• EXERCISE
Only the lines from the top of the listing below to the line that has "x2=alt.value(1340), y=alt.value(-41), y2=alt.value(560))" should be echoed, with both ends kept and pictures left out.
--- start ---
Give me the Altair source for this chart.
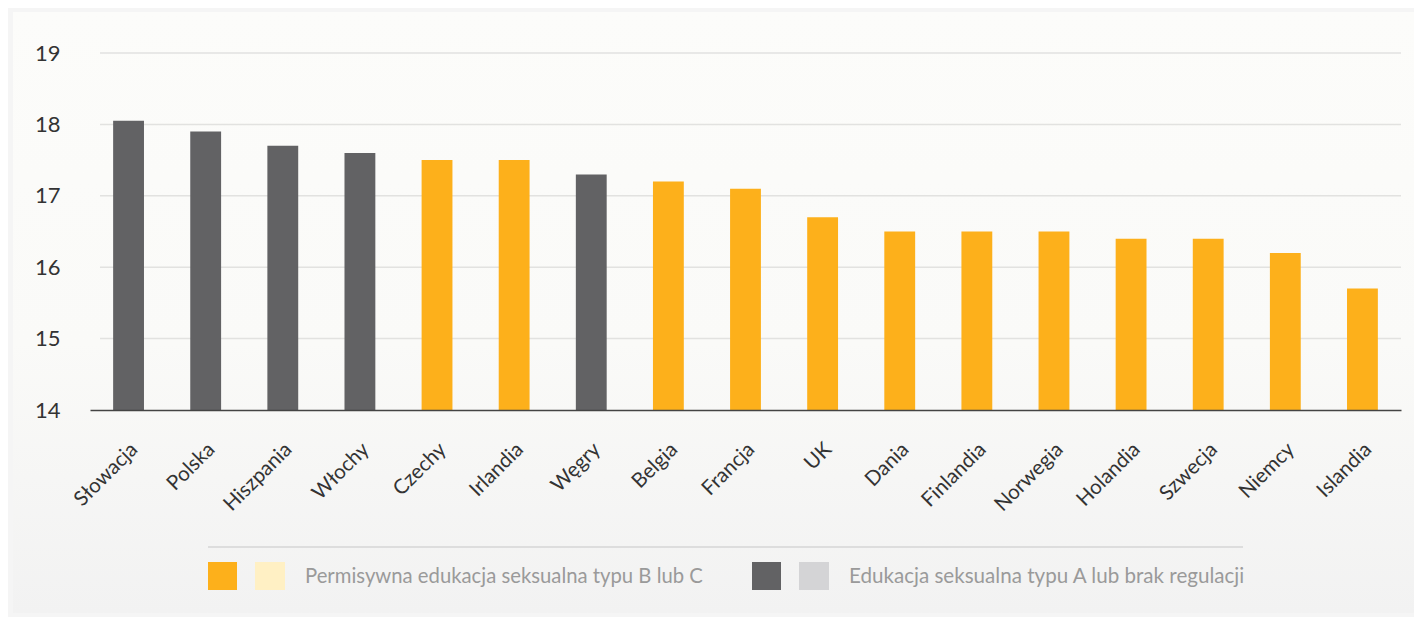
import altair as alt
import pandas as pd

countries = ["Słowacja", "Polska", "Hiszpania", "Włochy", "Czechy", "Irlandia", "Węgry",
             "Belgia", "Francja", "UK", "Dania", "Finlandia", "Norwegia", "Holandia",
             "Szwecja", "Niemcy", "Islandia"]
values = [18.05, 17.9, 17.7, 17.6, 17.5, 17.5, 17.3, 17.2, 17.1, 16.7, 16.5, 16.5, 16.5,
          16.4, 16.4, 16.2, 15.7]
groups = ["A", "A", "A", "A", "B", "B", "A", "B", "B", "B", "B", "B", "B", "B", "B", "B", "B"]

group_names = ["B", "A"]
group_colors = ["#FDB01B", "#626264"]
legend_labels = ["Permisywna edukacja seksualna typu B lub C",
                 "Edukacja seksualna typu A lub brak regulacji"]
legend_light = ["#FFF0C4", "#D4D4D6"]

y_ticks = [14, 15, 16, 17, 18, 19]

W, H = 1311, 357

df = pd.DataFrame({"country": countries, "value": values, "group": groups})

card = alt.Chart(pd.DataFrame({"k": [0]})).mark_rect(
    fill=alt.Gradient(
        gradient="linear", x1=0, x2=0, y1=0, y2=1,
        stops=[alt.GradientStop(color="#FCFCFA", offset=0),
               alt.GradientStop(color="#FAFAF8", offset=0.55),
               alt.GradientStop(color="#F2F2F2", offset=1)]
    )
).encode(x=alt.value(-77), x2=alt.value(1340), y=alt.value(-41), y2=alt.value(560))

grid = alt.Chart(pd.DataFrame({"tick": y_ticks[1:]})).mark_rule(
    color="#E2E2E0", strokeWidth=1.5
).encode(y=alt.Y("tick:Q"), x=alt.value(10), x2=alt.value(W))

bars = alt.Chart(df).mark_bar().encode(
    x=alt.X("country:N", sort=countries,
            scale=alt.Scale(paddingInner=0.6, paddingOuter=0.3),
            axis=alt.Axis(title=None, labelAngle=-45, labelAlign="right",
                          labelBaseline="middle", labelFontSize=20.5, labelColor="#333333",
                          labelFont="Lato", labelPadding=36, labelOffset=6, ticks=False,
                          domainColor="#444444", domainWidth=1.5, zindex=1)),
    y=alt.Y("value:Q", scale=alt.Scale(domain=[14, 19], nice=False, zero=False),
            axis=alt.Axis(title=None, values=y_ticks, format="d", labelFontSize=22,
                          labelColor="#333333", labelFont="Lato", labelPadding=30,
                          ticks=False, domain=False, grid=False, zindex=1)),
    y2=alt.datum(14),
    color=alt.Color("group:N", scale=alt.Scale(domain=group_names, range=group_colors),
                    legend=None),
)

# custom legend (two swatches per entry, as in the reference)
leg_line = alt.Chart(pd.DataFrame({"k": [0]})).mark_rule(color="#D6D6D6", strokeWidth=1.5).encode(
    x=alt.value(118), x2=alt.value(1153), y=alt.value(494))

leg_df = pd.DataFrame({"label": legend_labels, "dark": group_colors, "light": legend_light})
legend_layers = []
x_starts = [118, 662]
font_sizes = [20.3, 20.6]
for i in range(2):
    sub = leg_df.iloc[[i]]
    x0 = x_starts[i]
    sq1 = alt.Chart(sub).mark_rect().encode(
        x=alt.value(x0), x2=alt.value(x0 + 29), y=alt.value(509), y2=alt.value(537),
        fill=alt.Fill("dark:N", scale=None))
    sq2 = alt.Chart(sub).mark_rect().encode(
        x=alt.value(x0 + 47), x2=alt.value(x0 + 77), y=alt.value(509), y2=alt.value(537),
        fill=alt.Fill("light:N", scale=None))
    txt = alt.Chart(sub).mark_text(align="left", baseline="middle", font="Lato",
                                   fontSize=font_sizes[i], color="#9A9A9A").encode(
        x=alt.value(x0 + 97), y=alt.value(524), text="label:N")
    legend_layers += [sq1, sq2, txt]

chart = alt.layer(card, grid, bars, leg_line, *legend_layers).properties(
    width=W, height=H,
    background="#F5F5F5",
    padding={"left": 82, "top": 45, "right": 13, "bottom": 207},
    autosize=alt.AutoSizeParams(type="none"),
).configure_view(stroke=None)

chart.save("out.html", embed_options={"renderer": "svg", "actions": False})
--- end ---
• RESULT OF THE EXERCISE
Give me the Altair source for this chart.
import altair as alt
import pandas as pd

countries = ["Słowacja", "Polska", "Hiszpania", "Włochy", "Czechy", "Irlandia", "Węgry",
             "Belgia", "Francja", "UK", "Dania", "Finlandia", "Norwegia", "Holandia",
             "Szwecja", "Niemcy", "Islandia"]
values = [18.05, 17.9, 17.7, 17.6, 17.5, 17.5, 17.3, 17.2, 17.1, 16.7, 16.5, 16.5, 16.5,
          16.4, 16.4, 16.2, 15.7]
groups = ["A", "A", "A", "A", "B", "B", "A", "B", "B", "B", "B", "B", "B", "B", "B", "B", "B"]

group_names = ["B", "A"]
group_colors = ["#FDB01B", "#626264"]
legend_labels = ["Permisywna edukacja seksualna typu B lub C",
                 "Edukacja seksualna typu A lub brak regulacji"]
legend_light = ["#FFF0C4", "#D4D4D6"]

y_ticks = [14, 15, 16, 17, 18, 19]

W, H = 1311, 357

df = pd.DataFrame({"country": countries, "value": values, "group": groups})

card = alt.Chart(pd.DataFrame({"k": [0]})).mark_rect(
    fill=alt.Gradient(
        gradient="linear", x1=0, x2=0, y1=0, y2=1,
        stops=[alt.GradientStop(color="#FCFCFA", offset=0),
               alt.GradientStop(color="#FAFAF8", offset=0.55),
               alt.GradientStop(color="#F2F2F2", offset=1)]
    )
).encode(x=alt.value(-77), x2=alt.value(1340), y=alt.value(-41), y2=alt.value(560))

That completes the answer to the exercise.